You see, I'd completely forgotten about when I first tried to get into sourdough baking. I'd been given a starter from a friend, along with her 53 point instructions on how to make a loaf of bread. In summary, it involved precise timings, multiple temperature takings and a PH strip. Feeling like I'd taken on more than I could handle (with 3 children under 4 at the time), I hit the internet and found a world of people who were VERY into their bread and precision seemed to be the name of the game - multi-step recipes and starters that seemed to be more temperamental than the 2 year old toddler didn't sound like my idea of a fun new hobby. So I left the starter to die and didn't pick it up until years later when I figured out that there had to be an easier way. You know the rest of the story.
There are lots of people out there to tell you how to make technically perfect sourdough bread. I follow and admire many of them. I get tips and techniques that have improved my bread baking. But the truth is, I would rather have a loaf of bread than getting hung up in the technicalities. I don't have the time, energy or interest to make bread that involves anything other than the most basic of attention.

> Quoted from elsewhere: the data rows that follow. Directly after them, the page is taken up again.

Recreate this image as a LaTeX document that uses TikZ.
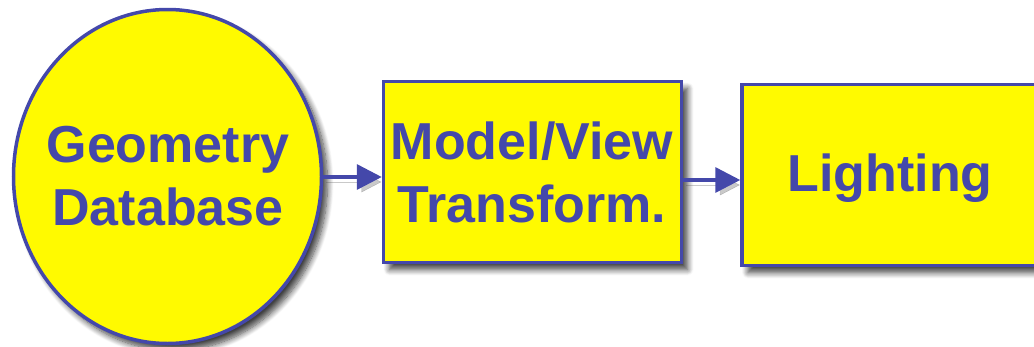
\documentclass[tikz,border=0pt]{standalone}
\usepackage{fontspec}
\setmainfont{Liberation Sans}
\usetikzlibrary{shapes.geometric,shadows.blur,arrows.meta}
\definecolor{pblue}{RGB}{68,72,170}
\definecolor{pyellow}{RGB}{255,250,0}
\tikzset{
  shade/.style={blur shadow={shadow xshift=6pt,shadow yshift=-7pt,shadow opacity=75,shadow blur radius=6pt,shadow blur steps=10}},
  stage/.style={draw=pblue,line width=3.5pt,fill=pyellow,shade,inner sep=0pt},
  lbl/.style={text=pblue,font=\fontsize{52}{63}\selectfont\bfseries,align=center,inner sep=0pt},
  flow/.style={draw=pblue,line width=3.5pt,-{Triangle[length=25pt,width=25pt]},
    preaction={draw=black!70,opacity=0.3,transform canvas={shift={(3pt,-5pt)}}}}
}
\begin{document}
\begin{tikzpicture}[x=1pt,y=-1pt]
\useasboundingbox (0,0) rectangle (1034,346);
\begin{scope}
\clip (0,0) rectangle (1034,346);
\node[stage,ellipse,minimum width=308pt,minimum height=334pt] (geo) at (167.5,176.5) {};
\node[lbl] (geot) at (168,176) {Geometry\\Database};
\node[stage,rectangle,minimum width=298pt,minimum height=181pt] (mv) at (532.5,172) {};
\node[lbl] (mvt) at (532,172) {Model/View\\Transform.};
\node[stage,rectangle,minimum width=300pt,minimum height=181pt] (lt) at (892,175) {};
\node[lbl] (ltt) at (890,178.5) {Lighting};
\draw[flow] (geo.east |- 0,177) -- (mv.west |- 0,177);
\draw[flow] (mv.east |- 0,180) -- (lt.west |- 0,180);
\end{scope}
\end{tikzpicture}
\end{document}
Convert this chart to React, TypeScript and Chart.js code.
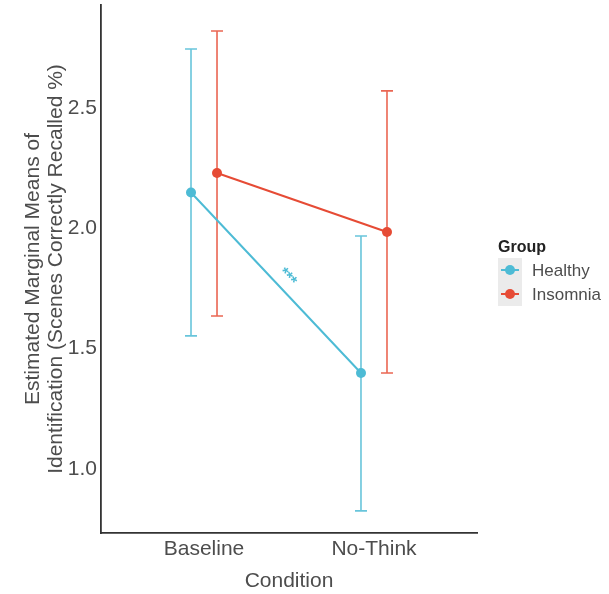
import React, { useEffect, useRef } from "react";
import { Chart, registerables } from "chart.js";

Chart.register(...registerables);

const categories = ["Baseline", "No-Think"];
const groups = ["Healthy", "Insomnia"];
const healthyMean = [2.149, 1.399];
const healthyLower = [1.553, 0.826];
const healthyUpper = [2.745, 1.968];
const insomniaMean = [2.23, 1.985];
const insomniaLower = [1.636, 1.399];
const insomniaUpper = [2.82, 2.571];
const yTicks = [1.0, 1.5, 2.0, 2.5];
const xTitle = "Condition";
const yTitle = ["Estimated Marginal Means of", "Identification (Scenes Correctly Recalled %)"];
const legendTitle = "Group";
const annotation = "***";

const HEALTHY = "#4DBBD5";
const INSOMNIA = "#E64B35";
const DODGE = 0.0765;
const FONT = "'Liberation Sans', Arial, Helvetica, sans-serif";
const TEXT = "#4d4d4d";

const overlay = {
  id: "overlay",
  beforeDatasetsDraw(chart: any) {
    const { ctx, scales } = chart;
    const x = scales.x;
    const y = scales.y;
    chart.data.datasets.forEach((ds: any) => {
      ctx.save();
      ctx.strokeStyle = ds.borderColor;
      ctx.globalAlpha = 0.85;
      ctx.lineWidth = 1.6;
      ds.data.forEach((p: any, i: number) => {
        const px = x.getPixelForValue(p.x);
        const yl = y.getPixelForValue(ds.errLow[i]);
        const yh = y.getPixelForValue(ds.errHigh[i]);
        ctx.beginPath();
        ctx.moveTo(px, yl);
        ctx.lineTo(px, yh);
        ctx.moveTo(px - 6, yl);
        ctx.lineTo(px + 6, yl);
        ctx.moveTo(px - 6, yh);
        ctx.lineTo(px + 6, yh);
        ctx.stroke();
      });
      ctx.restore();
    });
  },
  afterDraw(chart: any) {
    const { ctx, chartArea, scales } = chart;
    const x = scales.x;
    const y = scales.y;
    ctx.save();
    ctx.fillStyle = TEXT;
    // x title
    ctx.font = `21px ${FONT}`;
    ctx.textAlign = "center";
    ctx.textBaseline = "alphabetic";
    ctx.fillText(xTitle, (chartArea.left + chartArea.right) / 2, 587);
    // y title
    const cy = (chartArea.top + chartArea.bottom) / 2;
    const baselines = [39, 62];
    yTitle.forEach((line, i) => {
      ctx.save();
      ctx.translate(baselines[i], cy);
      ctx.rotate(-Math.PI / 2);
      ctx.fillText(line, 0, 0);
      ctx.restore();
    });
    ctx.restore();

    // annotation along healthy line
    const hd = chart.data.datasets[0].data;
    const x0 = x.getPixelForValue(hd[0].x), y0 = y.getPixelForValue(hd[0].y);
    const x1 = x.getPixelForValue(hd[1].x), y1 = y.getPixelForValue(hd[1].y);
    const ang = Math.atan2(y1 - y0, x1 - x0);
    const t = 0.515;
    const ax = x0 + t * (x1 - x0) + Math.sin(ang) * 12;
    const ay = y0 + t * (y1 - y0) - Math.cos(ang) * 12;
    ctx.save();
    ctx.translate(ax, ay);
    ctx.rotate(ang);
    ctx.fillStyle = HEALTHY;
    ctx.font = `bold 16px ${FONT}`;
    ctx.textAlign = "center";
    ctx.textBaseline = "middle";
    ctx.fillText(annotation, 0, 0);
    ctx.restore();

    // legend
    ctx.save();
    ctx.fillStyle = "#222";
    ctx.font = `bold 16px ${FONT}`;
    ctx.textAlign = "left";
    ctx.textBaseline = "alphabetic";
    ctx.fillText(legendTitle, 498, 252);
    chart.data.datasets.forEach((ds: any, i: number) => {
      const top = 258 + i * 24;
      ctx.fillStyle = "#EBEBEB";
      ctx.fillRect(498, top, 24, 24);
      const cyk = top + 12;
      ctx.strokeStyle = ds.borderColor;
      ctx.lineWidth = 2;
      ctx.beginPath();
      ctx.moveTo(501, cyk);
      ctx.lineTo(519, cyk);
      ctx.stroke();
      ctx.fillStyle = ds.borderColor;
      ctx.beginPath();
      ctx.arc(510, cyk, 5, 0, Math.PI * 2);
      ctx.fill();
      ctx.fillStyle = TEXT;
      ctx.font = `17px ${FONT}`;
      ctx.textBaseline = "middle";
      ctx.fillText(groups[i], 532, cyk + 1);
    });
    ctx.restore();
  },
};

export default function App() {
  const ref = useRef<HTMLCanvasElement | null>(null);
  useEffect(() => {
    if (!ref.current) return;
    const mk = (means: number[], off: number) => means.map((v, i) => ({ x: i + 1 + off, y: v }));
    const chart = new Chart(ref.current, {
      type: "line",
      data: {
        datasets: [
          {
            label: groups[0],
            data: mk(healthyMean, -DODGE),
            errLow: healthyLower,
            errHigh: healthyUpper,
            borderColor: HEALTHY,
            backgroundColor: HEALTHY,
            borderWidth: 2,
            pointRadius: 5,
            pointBorderWidth: 0,
          } as any,
          {
            label: groups[1],
            data: mk(insomniaMean, DODGE),
            errLow: insomniaLower,
            errHigh: insomniaUpper,
            borderColor: INSOMNIA,
            backgroundColor: INSOMNIA,
            borderWidth: 2,
            pointRadius: 5,
            pointBorderWidth: 0,
          } as any,
        ],
      },
      options: {
        animation: false,
        responsive: false,
        devicePixelRatio: 1,
        layout: { padding: { left: 0, top: 5, right: 132, bottom: 0 } },
        plugins: { legend: { display: false }, tooltip: { enabled: false } },
        scales: {
          x: {
            type: "linear",
            min: 0.394,
            max: 2.606,
            grid: { display: false, drawTicks: false },
            border: { display: true, color: "#333", width: 1.8 },
            afterBuildTicks: (s: any) => {
              s.ticks = categories.map((_, i) => ({ value: i + 1 }));
            },
            afterFit: (s: any) => {
              s.height = 61;
              s.paddingLeft = 0;
              s.paddingRight = 0;
            },
            ticks: {
              padding: 4,
              color: TEXT,
              font: { family: FONT, size: 21 },
              callback: (v: any) => categories[Math.round(Number(v)) - 1] ?? "",
              maxRotation: 0,
              autoSkip: false,
            },
          },
          y: {
            type: "linear",
            min: 0.734,
            max: 2.928,
            grid: { display: false, drawTicks: false },
            border: { display: true, color: "#333", width: 1.8 },
            afterBuildTicks: (s: any) => {
              s.ticks = yTicks.map((v) => ({ value: v }));
            },
            afterFit: (s: any) => {
              s.width = 101;
              s.paddingTop = 0;
              s.paddingBottom = 0;
            },
            ticks: {
              padding: 4,
              color: TEXT,
              font: { family: FONT, size: 21 },
              callback: (v: any) => Number(v).toFixed(1),
            },
          },
        },
      },
      plugins: [overlay],
    });
    return () => chart.destroy();
  }, []);
  return (
    <div style={{ position: "absolute", left: 0, top: 0, width: 609, height: 594, background: "#fff" }}>
      <canvas ref={ref} width={609} height={594} style={{ width: 609, height: 594 }} />
    </div>
  );
}
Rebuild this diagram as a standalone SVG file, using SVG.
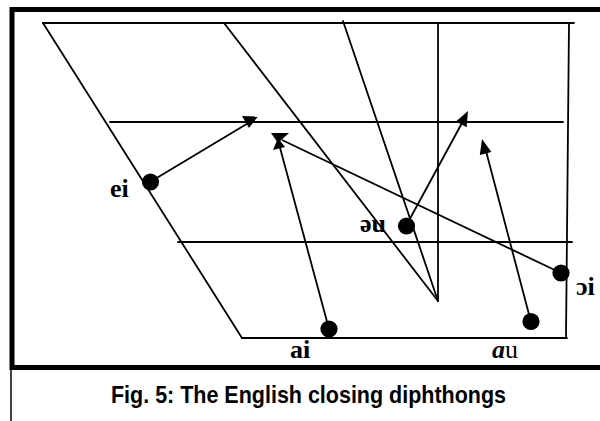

So, when I posted our soda bread recipe, I had forgotten that many many people are passionate about that technical, "purist" form of sourdough. "Sourdough should only have 3 ingredients - flour, salt and water" "I don't understand the point of this." "It isn't real sourdough - if you add anything else its not different from shop bought" "Why would your starter be unfed - you need to feed it every day".
I am not saying that those folks are wrong. In fact it is probably the opposite-- I bet their sourdough is a lot better than mine. But, I am not trying to make or teach the most technically perfect loaf of bread. I am not trying to start the next big renowned sourdough bakery. I am not aiming for a cobweb crumb or testing the limits of hydration.
I am just trying to get bread on the table, in amongst a busy life that includes forgetting to think ahead to make bread and frequently neglecting my starter...but all the same still getting good food into humans big and small when they need it.
In the end, I took the ad down. While it hadn't generated the sales I had hoped it would, it was a good reminder that I really believe that the best loaf of bread you can make is the one you actually do.